Mindfulness is trying to tune your awareness onto everything that’s happening in the present moment. Sensations, sounds, smells, your breath, and heart rate. Anything that is here and now. We do this so that we can reduce our levels of stress, increase our ability to tune back into the body, and start to notice the kinds of thoughts and patterns that happen in the mind. But the hardest thing is being able to keep your focus there, or remember to do it when you really need it. Here are some of our favourite tips on practicing mindfulness, anytime, anywhere.
Set a reminder on your phone. Every hour.
One of the best ways to use mindfulness is as a constant practice. Once we can practice mindfulness and awareness consistently, we can use it when we really need it (when we’re stressed and in our heads). Set a reminder in your phone. On the hour, or however often you will find manageable to begin. When the alarm goes off, take a moment or two to sit and focus on what’s happening in that moment. What can you feel, how does your body feel, what kinds of things are happening in the mind. Remember this is a practice; it takes time to be able to focus the mind. So don’t be hard on yourself if it takes a little bit of time and effort. This is simply starting to get you used to doing it regularly.
Use your breathing as a tool
Our breathing is one of the best things we can use to bring us back to the present moment. Our breath is always current. As it moves in, we can feel the sensations of the body, as it moves out, we can do the same. If we allow ourselves to be completely focused on the breath and how it feels, we can never stray into another moment.
Use sight and sound; don’t try to block it out
Sometimes we think we need to block everything out to be able to be mindful.
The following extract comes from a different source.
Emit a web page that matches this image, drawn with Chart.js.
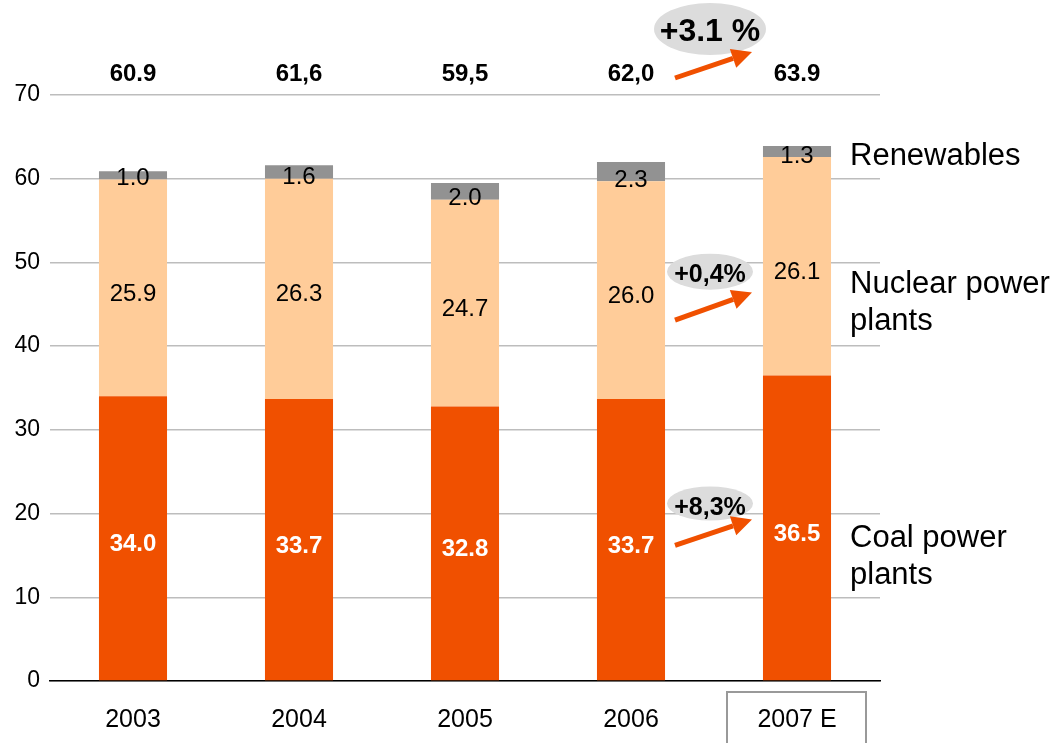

But the present moment is filled with a whole range of stimulus and information that we can use. Rather than fighting sounds, sights, feelings, textures, use them to your advantage. Especially if you struggle to sit still with your eyes closed, breathing. Try to hear each and every sound that is happening, close and far away. Focus on the things around you. Use those things to keep the mind interested and engaged. What you want to try and avoid is letting the mind go on a tangent from the information. That’s the work involved in this practice.